Stated problem:
Exactly as written, write out the lines below from the first to the one containing "BIN_WIDTH = 3.043", inclusive. Pictures do not belong in the copy.

Source data:
____

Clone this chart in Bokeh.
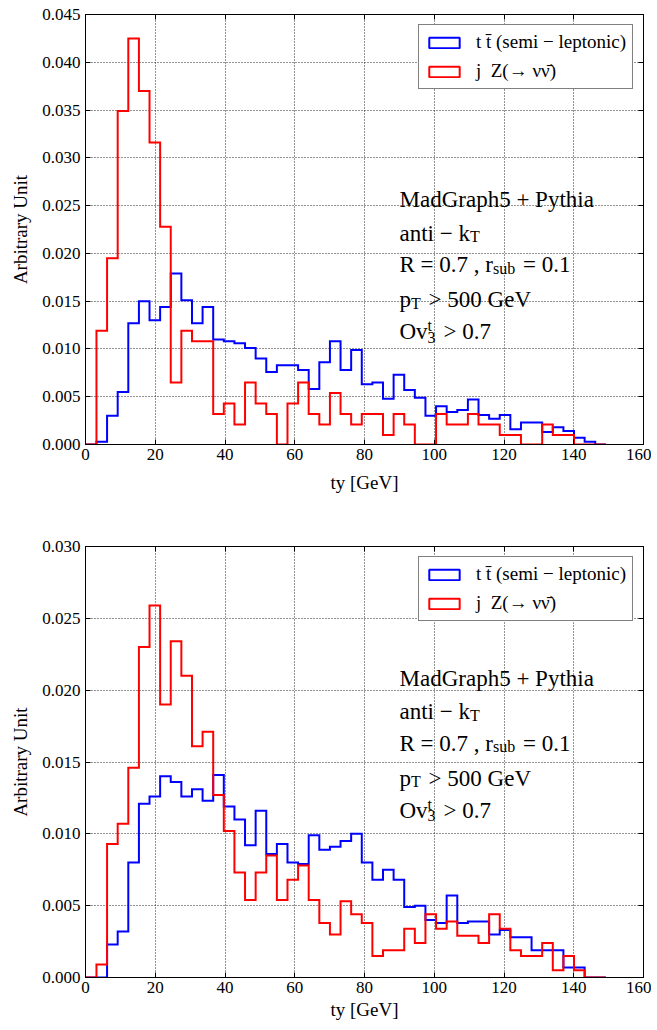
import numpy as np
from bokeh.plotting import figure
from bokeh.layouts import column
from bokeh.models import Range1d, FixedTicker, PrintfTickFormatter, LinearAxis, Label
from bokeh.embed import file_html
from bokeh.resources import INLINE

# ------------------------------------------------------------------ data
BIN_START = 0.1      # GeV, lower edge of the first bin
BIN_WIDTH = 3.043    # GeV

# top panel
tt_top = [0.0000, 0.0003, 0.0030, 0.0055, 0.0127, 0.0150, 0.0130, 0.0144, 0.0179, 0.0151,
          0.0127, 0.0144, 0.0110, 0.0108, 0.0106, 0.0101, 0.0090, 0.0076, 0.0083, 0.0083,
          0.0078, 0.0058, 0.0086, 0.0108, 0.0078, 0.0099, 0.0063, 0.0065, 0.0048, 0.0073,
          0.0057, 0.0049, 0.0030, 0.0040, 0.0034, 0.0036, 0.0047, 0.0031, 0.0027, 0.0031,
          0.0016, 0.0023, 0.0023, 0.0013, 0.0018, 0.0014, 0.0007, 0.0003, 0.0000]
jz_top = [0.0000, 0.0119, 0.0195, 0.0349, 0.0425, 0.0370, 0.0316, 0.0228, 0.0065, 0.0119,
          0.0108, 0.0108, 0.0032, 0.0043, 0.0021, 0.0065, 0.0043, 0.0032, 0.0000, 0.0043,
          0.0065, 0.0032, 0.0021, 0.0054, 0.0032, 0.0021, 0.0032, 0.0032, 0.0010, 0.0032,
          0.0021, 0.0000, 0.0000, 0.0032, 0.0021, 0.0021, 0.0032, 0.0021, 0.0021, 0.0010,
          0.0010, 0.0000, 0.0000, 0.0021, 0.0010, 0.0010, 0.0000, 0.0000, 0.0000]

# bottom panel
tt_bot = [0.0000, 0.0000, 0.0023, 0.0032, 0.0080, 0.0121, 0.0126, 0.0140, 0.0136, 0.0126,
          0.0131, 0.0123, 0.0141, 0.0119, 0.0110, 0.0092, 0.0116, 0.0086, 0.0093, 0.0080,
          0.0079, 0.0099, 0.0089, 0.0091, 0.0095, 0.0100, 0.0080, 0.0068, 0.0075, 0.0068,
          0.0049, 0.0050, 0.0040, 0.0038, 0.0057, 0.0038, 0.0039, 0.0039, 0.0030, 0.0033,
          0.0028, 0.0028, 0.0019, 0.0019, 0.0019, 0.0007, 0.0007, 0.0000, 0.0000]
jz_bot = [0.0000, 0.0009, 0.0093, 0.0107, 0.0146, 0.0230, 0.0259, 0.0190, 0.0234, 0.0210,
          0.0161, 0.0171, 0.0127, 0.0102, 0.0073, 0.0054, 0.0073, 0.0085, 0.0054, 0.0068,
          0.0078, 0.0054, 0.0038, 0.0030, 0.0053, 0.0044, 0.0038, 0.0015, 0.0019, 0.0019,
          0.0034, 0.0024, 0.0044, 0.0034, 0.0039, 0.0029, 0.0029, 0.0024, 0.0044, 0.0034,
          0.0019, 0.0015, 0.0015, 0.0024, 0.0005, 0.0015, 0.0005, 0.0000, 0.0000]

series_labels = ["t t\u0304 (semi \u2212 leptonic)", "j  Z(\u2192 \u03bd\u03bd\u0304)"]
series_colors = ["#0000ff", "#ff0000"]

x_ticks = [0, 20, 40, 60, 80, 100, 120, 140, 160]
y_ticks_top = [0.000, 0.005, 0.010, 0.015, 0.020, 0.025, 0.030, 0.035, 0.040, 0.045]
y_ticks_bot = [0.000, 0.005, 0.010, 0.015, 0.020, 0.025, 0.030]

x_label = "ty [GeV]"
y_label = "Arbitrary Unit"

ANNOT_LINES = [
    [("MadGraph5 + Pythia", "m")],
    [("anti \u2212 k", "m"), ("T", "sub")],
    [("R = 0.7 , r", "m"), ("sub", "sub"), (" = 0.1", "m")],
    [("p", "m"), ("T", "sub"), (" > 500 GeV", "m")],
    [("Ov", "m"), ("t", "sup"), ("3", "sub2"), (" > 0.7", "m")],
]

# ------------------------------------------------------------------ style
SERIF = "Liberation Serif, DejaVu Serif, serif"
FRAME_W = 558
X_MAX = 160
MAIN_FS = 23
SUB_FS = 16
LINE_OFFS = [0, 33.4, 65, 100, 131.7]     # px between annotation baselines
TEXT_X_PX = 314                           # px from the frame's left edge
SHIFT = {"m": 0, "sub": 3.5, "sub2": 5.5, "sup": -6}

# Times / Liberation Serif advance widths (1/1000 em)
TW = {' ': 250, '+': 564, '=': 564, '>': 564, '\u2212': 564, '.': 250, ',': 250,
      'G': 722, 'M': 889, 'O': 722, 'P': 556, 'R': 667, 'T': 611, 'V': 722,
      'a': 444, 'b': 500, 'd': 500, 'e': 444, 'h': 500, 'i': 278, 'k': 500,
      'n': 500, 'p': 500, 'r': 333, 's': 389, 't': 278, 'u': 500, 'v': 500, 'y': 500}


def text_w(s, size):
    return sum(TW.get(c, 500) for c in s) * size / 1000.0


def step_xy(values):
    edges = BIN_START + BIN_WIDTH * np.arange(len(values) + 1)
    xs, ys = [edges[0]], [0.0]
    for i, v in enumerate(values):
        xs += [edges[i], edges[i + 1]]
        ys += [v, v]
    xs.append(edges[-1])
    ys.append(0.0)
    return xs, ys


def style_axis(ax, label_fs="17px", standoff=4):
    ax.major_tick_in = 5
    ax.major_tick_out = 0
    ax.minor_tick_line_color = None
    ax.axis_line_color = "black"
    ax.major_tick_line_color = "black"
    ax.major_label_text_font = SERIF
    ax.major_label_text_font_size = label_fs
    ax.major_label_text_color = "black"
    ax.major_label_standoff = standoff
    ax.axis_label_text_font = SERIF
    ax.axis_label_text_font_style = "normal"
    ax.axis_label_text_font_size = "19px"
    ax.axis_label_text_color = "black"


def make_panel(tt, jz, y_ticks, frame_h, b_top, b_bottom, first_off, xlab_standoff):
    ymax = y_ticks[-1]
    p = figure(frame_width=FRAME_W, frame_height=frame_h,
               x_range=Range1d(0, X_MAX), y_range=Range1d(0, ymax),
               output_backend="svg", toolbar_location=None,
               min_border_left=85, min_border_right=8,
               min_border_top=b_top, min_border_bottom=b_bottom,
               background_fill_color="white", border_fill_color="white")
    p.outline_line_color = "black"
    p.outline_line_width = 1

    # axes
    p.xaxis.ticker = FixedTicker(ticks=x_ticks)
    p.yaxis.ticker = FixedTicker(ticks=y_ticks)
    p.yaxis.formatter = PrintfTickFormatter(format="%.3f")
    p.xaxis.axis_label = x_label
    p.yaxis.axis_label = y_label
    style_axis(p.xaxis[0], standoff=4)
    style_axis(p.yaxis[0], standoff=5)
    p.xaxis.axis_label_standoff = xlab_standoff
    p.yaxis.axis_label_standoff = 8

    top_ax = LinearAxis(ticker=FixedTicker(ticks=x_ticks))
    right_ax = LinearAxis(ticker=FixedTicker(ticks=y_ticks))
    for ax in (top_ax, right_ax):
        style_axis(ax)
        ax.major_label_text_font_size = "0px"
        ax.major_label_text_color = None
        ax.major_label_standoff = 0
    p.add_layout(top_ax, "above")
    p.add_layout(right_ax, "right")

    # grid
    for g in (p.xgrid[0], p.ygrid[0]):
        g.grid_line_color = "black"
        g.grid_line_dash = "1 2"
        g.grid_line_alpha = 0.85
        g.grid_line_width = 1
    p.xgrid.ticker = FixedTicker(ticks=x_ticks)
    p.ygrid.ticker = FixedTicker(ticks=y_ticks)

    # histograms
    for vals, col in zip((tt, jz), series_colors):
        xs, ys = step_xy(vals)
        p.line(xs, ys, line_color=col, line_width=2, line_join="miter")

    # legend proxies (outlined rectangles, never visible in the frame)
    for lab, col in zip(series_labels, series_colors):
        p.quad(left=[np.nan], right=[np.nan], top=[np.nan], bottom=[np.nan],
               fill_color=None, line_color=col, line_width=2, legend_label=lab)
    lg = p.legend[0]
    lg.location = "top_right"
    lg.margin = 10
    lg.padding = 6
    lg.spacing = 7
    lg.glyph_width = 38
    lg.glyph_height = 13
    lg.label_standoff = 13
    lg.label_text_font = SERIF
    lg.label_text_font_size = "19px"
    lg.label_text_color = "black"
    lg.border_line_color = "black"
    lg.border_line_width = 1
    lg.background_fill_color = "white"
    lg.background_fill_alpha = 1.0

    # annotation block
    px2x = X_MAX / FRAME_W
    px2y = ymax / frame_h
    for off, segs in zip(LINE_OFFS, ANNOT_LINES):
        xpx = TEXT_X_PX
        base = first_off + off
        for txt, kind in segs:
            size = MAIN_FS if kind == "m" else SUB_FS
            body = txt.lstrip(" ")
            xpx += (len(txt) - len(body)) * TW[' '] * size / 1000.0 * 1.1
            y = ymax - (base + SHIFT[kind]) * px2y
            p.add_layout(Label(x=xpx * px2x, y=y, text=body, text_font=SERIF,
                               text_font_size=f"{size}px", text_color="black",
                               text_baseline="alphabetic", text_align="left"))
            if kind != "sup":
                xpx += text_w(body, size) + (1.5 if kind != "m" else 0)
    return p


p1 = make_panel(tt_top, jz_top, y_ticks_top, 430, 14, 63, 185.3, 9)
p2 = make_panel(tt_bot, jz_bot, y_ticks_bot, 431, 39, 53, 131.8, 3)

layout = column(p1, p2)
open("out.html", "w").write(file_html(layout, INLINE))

____

Finished exercise:
Clone this chart in Bokeh.
import numpy as np
from bokeh.plotting import figure
from bokeh.layouts import column
from bokeh.models import Range1d, FixedTicker, PrintfTickFormatter, LinearAxis, Label
from bokeh.embed import file_html
from bokeh.resources import INLINE

# ------------------------------------------------------------------ data
BIN_START = 0.1      # GeV, lower edge of the first bin
BIN_WIDTH = 3.043    # GeV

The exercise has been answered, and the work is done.